# [Problem to solve]
Restate verbatim the lines between the one holding "Reproduce this chart with seaborn" and the one holding "return x / W, 1 - y / H", both included, and no others.

# [Supplied material]
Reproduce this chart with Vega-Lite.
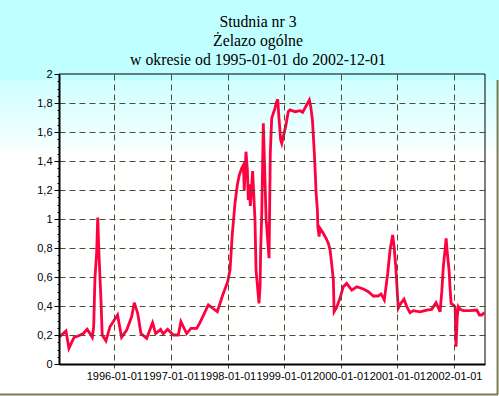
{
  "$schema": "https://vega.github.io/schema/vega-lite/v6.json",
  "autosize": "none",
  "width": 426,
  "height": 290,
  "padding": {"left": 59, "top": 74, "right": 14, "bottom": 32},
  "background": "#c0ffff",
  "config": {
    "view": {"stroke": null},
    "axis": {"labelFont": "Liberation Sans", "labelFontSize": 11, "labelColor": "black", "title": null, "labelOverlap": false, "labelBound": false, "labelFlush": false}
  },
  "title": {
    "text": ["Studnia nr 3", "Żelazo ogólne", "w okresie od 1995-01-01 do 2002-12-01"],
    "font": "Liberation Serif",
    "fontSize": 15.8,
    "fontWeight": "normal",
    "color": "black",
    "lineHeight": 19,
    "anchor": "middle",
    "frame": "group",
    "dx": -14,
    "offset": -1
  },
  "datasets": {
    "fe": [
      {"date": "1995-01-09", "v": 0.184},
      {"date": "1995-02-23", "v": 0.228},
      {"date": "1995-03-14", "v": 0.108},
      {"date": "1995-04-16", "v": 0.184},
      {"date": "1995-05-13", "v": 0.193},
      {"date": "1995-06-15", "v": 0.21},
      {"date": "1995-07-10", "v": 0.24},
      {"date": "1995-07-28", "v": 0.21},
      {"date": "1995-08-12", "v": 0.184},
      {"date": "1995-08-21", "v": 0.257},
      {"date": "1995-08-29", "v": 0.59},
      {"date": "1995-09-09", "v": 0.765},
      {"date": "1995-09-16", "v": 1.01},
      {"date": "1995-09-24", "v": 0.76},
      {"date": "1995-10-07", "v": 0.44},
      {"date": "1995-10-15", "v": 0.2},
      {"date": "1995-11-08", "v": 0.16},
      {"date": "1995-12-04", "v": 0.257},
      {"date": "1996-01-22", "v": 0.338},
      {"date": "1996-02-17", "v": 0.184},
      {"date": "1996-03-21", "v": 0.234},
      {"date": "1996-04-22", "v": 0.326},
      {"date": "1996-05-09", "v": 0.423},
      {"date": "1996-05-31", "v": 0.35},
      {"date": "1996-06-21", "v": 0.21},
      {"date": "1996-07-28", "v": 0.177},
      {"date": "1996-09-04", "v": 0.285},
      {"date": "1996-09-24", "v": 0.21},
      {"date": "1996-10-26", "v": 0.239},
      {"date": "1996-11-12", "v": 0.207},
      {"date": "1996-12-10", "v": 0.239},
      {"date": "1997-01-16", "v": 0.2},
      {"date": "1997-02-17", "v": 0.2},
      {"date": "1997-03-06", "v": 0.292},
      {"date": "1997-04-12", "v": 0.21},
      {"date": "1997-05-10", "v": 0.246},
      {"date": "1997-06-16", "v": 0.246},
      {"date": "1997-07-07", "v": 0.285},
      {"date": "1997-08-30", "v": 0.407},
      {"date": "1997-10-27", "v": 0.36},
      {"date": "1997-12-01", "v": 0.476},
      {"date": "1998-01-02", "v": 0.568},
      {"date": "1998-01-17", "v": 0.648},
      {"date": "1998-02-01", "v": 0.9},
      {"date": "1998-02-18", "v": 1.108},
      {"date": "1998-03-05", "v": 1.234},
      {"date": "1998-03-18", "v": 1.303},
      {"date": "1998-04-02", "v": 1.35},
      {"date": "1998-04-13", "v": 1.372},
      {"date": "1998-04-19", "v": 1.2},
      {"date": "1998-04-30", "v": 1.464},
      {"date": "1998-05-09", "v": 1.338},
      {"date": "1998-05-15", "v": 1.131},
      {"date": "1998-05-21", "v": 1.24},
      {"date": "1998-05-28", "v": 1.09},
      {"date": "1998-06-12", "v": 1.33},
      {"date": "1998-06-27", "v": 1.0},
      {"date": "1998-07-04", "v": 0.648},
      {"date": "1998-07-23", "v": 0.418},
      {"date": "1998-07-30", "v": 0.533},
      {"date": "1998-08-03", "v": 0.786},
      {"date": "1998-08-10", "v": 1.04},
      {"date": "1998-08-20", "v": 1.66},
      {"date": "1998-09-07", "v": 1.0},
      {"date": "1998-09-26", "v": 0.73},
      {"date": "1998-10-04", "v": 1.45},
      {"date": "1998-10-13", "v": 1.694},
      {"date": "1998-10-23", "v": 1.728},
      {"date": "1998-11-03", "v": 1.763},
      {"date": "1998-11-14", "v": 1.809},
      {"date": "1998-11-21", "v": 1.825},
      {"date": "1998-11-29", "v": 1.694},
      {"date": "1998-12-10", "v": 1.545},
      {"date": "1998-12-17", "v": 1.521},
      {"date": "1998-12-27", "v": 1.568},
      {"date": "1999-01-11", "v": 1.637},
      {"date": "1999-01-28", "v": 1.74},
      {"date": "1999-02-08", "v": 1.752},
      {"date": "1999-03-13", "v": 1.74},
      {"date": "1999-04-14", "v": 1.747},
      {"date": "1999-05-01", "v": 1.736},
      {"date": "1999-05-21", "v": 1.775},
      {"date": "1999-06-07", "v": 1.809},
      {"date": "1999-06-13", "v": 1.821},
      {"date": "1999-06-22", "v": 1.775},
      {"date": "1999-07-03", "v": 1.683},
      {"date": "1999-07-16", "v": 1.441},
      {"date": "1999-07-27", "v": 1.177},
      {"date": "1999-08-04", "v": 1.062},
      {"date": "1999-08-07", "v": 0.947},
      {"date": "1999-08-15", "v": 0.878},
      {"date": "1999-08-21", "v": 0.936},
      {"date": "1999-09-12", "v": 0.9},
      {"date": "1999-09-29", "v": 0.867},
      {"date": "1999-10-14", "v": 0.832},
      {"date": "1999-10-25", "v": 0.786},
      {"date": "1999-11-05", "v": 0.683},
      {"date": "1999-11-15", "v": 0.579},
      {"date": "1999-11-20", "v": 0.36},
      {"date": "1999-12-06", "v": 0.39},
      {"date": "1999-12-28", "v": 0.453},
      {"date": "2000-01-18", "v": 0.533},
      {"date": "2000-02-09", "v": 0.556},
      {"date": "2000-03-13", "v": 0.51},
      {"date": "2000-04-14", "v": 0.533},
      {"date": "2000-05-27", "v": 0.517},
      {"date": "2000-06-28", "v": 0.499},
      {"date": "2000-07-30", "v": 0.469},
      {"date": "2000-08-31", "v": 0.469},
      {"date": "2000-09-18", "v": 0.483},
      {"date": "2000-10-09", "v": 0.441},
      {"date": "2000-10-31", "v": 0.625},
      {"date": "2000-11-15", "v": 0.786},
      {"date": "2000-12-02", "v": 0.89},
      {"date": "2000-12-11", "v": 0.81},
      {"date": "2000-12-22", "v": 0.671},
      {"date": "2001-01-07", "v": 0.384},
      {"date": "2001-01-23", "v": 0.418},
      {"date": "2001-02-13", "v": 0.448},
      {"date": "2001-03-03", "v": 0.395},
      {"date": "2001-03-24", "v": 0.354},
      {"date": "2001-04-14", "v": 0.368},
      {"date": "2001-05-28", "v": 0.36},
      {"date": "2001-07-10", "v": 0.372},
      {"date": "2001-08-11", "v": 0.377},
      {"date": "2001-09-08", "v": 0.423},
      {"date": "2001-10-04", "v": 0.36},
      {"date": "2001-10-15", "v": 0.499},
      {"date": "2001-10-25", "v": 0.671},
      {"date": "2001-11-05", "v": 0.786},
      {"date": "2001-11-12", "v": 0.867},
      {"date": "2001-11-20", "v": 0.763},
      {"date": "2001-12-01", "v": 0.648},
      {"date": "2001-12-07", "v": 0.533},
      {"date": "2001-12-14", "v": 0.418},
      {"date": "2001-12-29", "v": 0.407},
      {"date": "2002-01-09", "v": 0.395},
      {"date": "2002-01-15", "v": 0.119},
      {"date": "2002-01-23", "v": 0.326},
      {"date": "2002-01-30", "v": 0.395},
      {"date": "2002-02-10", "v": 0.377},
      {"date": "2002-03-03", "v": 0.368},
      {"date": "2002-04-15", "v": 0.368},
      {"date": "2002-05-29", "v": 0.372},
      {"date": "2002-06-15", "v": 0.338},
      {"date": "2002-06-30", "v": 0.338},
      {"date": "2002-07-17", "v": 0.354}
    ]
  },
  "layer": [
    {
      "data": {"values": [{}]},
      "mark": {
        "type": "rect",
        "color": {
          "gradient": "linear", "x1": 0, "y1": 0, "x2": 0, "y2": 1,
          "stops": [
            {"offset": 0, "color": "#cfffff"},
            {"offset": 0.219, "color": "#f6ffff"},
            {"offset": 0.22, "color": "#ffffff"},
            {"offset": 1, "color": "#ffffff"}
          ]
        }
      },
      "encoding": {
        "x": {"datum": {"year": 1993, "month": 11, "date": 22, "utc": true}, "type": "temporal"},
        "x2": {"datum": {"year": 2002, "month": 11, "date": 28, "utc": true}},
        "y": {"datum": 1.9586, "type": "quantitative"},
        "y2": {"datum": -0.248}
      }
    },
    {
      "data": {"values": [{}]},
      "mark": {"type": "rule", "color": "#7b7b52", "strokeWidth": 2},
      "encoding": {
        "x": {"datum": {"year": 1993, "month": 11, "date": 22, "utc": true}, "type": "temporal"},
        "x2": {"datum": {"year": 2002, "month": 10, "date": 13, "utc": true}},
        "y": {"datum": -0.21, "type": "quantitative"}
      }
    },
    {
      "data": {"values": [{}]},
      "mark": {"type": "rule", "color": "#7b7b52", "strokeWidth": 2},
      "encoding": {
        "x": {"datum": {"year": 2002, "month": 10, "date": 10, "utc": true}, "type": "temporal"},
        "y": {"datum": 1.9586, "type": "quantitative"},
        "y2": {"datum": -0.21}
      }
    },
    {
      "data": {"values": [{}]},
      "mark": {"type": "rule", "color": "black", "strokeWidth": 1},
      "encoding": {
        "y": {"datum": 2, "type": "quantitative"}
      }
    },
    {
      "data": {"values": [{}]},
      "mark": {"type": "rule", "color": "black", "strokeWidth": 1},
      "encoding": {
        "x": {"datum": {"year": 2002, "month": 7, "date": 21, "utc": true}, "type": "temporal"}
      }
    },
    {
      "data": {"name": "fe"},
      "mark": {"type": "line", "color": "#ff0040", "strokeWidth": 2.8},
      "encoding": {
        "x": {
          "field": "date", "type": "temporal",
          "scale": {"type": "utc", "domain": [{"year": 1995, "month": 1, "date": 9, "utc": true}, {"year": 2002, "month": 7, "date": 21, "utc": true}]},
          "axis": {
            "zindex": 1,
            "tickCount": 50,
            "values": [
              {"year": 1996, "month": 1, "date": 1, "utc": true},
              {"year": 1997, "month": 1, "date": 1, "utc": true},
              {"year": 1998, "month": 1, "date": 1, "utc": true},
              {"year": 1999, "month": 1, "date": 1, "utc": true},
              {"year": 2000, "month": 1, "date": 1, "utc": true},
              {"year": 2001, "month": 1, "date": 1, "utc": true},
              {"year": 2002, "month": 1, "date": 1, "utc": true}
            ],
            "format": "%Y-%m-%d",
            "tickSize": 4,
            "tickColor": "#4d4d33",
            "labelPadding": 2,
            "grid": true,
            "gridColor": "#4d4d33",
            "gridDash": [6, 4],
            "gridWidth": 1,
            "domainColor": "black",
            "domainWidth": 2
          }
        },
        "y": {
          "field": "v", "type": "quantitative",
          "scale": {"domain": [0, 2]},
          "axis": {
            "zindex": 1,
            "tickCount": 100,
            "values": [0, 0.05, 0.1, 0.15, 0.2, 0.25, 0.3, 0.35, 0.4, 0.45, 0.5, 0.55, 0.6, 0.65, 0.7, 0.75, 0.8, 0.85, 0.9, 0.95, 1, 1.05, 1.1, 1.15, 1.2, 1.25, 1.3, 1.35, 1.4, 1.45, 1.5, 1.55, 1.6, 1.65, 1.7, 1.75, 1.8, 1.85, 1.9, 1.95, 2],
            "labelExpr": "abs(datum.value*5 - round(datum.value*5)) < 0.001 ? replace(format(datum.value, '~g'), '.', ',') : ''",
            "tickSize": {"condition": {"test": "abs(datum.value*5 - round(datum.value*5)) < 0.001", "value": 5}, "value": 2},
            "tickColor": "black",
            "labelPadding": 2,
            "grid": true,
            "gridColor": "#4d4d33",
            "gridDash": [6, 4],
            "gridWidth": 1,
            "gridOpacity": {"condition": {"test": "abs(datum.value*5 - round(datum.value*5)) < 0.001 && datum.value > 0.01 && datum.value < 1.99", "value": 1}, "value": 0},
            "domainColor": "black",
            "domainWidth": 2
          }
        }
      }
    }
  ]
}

* * *

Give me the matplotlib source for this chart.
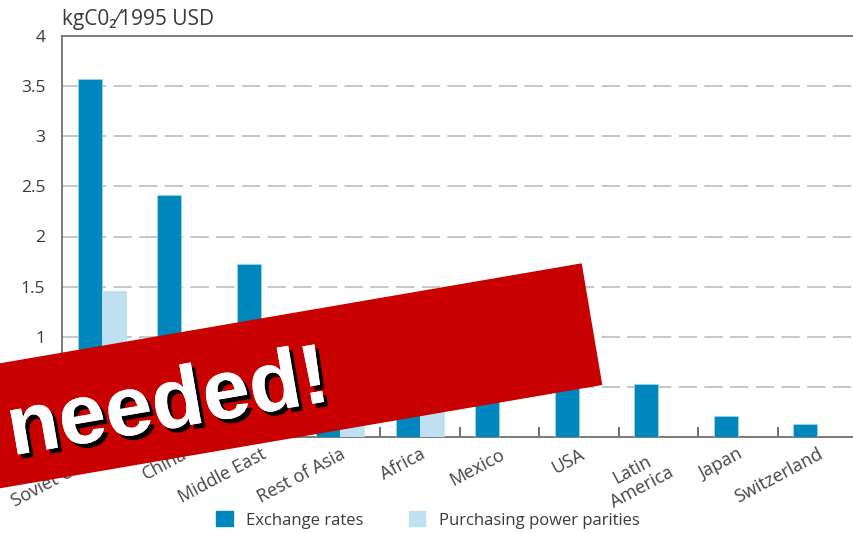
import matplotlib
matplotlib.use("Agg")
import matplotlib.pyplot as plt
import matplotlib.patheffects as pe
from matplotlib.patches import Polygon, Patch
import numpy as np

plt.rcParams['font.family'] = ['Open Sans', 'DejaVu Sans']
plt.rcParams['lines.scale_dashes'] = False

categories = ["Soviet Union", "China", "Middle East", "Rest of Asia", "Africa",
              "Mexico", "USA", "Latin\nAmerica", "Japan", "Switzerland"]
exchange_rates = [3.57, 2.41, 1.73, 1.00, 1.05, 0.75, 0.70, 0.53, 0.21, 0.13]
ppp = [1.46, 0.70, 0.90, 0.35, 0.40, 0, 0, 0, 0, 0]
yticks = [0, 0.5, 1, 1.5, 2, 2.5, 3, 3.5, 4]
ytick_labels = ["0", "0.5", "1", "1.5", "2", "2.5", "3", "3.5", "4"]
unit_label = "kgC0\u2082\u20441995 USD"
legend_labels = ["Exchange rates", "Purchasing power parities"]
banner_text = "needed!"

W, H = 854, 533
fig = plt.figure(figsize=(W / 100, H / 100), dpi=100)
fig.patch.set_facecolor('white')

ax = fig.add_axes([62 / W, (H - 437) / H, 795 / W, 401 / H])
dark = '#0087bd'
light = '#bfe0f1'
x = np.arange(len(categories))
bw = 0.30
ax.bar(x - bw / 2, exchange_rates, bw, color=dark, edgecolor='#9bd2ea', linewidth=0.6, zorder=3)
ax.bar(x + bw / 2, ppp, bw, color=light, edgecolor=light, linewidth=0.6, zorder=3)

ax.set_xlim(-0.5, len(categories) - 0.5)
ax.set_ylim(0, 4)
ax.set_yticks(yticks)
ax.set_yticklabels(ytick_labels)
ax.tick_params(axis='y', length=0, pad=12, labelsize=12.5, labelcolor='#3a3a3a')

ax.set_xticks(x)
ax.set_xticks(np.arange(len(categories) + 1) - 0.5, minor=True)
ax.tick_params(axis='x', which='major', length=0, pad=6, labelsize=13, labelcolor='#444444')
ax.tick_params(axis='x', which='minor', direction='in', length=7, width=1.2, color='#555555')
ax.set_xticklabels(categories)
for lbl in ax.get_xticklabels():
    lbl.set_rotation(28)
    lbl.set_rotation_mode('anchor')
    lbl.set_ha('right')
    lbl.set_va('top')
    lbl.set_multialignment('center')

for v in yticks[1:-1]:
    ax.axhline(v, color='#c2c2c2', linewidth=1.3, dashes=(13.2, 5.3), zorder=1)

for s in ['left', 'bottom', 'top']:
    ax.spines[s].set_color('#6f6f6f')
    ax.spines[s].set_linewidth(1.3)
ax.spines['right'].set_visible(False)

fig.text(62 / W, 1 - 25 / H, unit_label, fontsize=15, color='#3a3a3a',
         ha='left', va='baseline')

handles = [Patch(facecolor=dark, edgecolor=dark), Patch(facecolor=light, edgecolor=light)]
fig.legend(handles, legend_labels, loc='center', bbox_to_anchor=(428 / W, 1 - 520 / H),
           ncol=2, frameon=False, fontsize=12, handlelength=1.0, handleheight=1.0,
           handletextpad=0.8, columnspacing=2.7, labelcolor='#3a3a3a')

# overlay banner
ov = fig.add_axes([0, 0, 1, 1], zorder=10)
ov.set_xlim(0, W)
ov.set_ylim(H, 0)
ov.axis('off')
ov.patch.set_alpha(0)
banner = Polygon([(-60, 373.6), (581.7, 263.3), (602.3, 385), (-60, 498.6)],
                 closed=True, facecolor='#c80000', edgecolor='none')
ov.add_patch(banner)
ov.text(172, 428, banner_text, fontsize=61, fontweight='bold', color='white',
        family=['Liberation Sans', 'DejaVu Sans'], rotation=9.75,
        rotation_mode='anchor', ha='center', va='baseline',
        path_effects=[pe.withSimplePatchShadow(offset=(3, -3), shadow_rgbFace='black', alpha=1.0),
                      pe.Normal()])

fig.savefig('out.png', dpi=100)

---

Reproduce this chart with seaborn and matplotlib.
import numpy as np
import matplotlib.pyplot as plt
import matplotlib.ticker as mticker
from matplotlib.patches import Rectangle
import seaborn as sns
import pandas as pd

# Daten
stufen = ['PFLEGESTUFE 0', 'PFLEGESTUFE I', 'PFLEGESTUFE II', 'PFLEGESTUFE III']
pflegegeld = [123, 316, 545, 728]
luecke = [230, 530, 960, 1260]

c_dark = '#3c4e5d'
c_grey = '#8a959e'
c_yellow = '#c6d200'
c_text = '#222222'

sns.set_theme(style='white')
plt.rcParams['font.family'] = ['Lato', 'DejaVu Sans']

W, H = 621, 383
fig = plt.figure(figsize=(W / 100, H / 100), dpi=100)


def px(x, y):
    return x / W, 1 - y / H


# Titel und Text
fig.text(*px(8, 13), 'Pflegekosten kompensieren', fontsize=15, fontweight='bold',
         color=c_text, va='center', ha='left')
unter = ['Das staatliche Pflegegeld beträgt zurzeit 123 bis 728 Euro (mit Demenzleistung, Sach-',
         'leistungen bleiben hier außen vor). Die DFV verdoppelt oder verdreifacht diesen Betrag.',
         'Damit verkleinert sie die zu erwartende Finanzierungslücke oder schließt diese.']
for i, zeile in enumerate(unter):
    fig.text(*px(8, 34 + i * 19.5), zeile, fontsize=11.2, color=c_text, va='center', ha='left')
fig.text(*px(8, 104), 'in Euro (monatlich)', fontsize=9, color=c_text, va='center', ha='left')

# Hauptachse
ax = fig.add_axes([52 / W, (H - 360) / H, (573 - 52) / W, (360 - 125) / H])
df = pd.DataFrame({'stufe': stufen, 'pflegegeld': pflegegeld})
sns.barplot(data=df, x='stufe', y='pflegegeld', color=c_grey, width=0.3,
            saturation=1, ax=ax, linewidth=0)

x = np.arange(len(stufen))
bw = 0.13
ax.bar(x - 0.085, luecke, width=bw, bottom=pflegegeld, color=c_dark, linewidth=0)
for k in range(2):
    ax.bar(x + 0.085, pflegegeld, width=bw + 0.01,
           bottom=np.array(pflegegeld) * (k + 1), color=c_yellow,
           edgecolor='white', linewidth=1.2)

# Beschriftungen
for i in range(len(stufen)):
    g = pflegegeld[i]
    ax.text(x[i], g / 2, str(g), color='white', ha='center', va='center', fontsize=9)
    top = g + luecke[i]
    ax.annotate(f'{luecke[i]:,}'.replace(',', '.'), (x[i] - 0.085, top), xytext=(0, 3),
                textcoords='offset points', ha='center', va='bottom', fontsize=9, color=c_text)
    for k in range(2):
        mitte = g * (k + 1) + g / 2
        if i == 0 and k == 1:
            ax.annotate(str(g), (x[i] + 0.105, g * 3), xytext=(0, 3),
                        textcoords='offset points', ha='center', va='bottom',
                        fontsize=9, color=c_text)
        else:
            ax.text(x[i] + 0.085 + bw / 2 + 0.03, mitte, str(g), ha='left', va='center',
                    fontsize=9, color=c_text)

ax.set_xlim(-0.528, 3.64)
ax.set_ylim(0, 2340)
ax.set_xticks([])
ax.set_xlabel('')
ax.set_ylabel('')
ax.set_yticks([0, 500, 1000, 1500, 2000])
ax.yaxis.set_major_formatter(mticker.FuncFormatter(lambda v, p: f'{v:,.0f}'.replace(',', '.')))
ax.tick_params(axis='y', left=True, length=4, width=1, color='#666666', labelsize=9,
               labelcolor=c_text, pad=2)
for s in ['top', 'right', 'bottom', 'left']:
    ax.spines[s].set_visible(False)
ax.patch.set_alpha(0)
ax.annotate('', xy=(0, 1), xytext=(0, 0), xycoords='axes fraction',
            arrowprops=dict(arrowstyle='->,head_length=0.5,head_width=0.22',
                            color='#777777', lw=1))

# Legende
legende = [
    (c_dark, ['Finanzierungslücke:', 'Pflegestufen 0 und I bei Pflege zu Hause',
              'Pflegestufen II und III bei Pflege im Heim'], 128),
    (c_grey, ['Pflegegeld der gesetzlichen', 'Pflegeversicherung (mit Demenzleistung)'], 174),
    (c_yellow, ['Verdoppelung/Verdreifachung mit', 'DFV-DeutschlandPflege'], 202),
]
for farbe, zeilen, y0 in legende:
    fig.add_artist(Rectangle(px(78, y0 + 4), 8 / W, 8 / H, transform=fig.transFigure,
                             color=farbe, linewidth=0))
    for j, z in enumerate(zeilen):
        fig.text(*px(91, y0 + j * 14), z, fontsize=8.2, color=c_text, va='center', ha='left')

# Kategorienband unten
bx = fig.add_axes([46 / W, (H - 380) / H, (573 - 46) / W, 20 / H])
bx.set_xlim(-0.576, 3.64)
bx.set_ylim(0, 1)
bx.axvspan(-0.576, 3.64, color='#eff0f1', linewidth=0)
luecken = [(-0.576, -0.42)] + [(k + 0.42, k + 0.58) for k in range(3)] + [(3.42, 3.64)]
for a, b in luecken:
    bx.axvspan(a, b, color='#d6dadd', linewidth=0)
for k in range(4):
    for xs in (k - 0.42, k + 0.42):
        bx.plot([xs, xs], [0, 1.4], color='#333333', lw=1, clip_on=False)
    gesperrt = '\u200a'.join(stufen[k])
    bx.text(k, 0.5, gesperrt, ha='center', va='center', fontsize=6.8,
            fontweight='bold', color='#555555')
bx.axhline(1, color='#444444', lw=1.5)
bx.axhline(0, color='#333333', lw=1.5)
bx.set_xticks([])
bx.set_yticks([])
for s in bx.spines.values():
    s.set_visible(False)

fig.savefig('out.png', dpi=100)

# [Answer in full]
Reproduce this chart with seaborn and matplotlib.
import numpy as np
import matplotlib.pyplot as plt
import matplotlib.ticker as mticker
from matplotlib.patches import Rectangle
import seaborn as sns
import pandas as pd

# Daten
stufen = ['PFLEGESTUFE 0', 'PFLEGESTUFE I', 'PFLEGESTUFE II', 'PFLEGESTUFE III']
pflegegeld = [123, 316, 545, 728]
luecke = [230, 530, 960, 1260]

c_dark = '#3c4e5d'
c_grey = '#8a959e'
c_yellow = '#c6d200'
c_text = '#222222'

sns.set_theme(style='white')
plt.rcParams['font.family'] = ['Lato', 'DejaVu Sans']

W, H = 621, 383
fig = plt.figure(figsize=(W / 100, H / 100), dpi=100)


def px(x, y):
    return x / W, 1 - y / H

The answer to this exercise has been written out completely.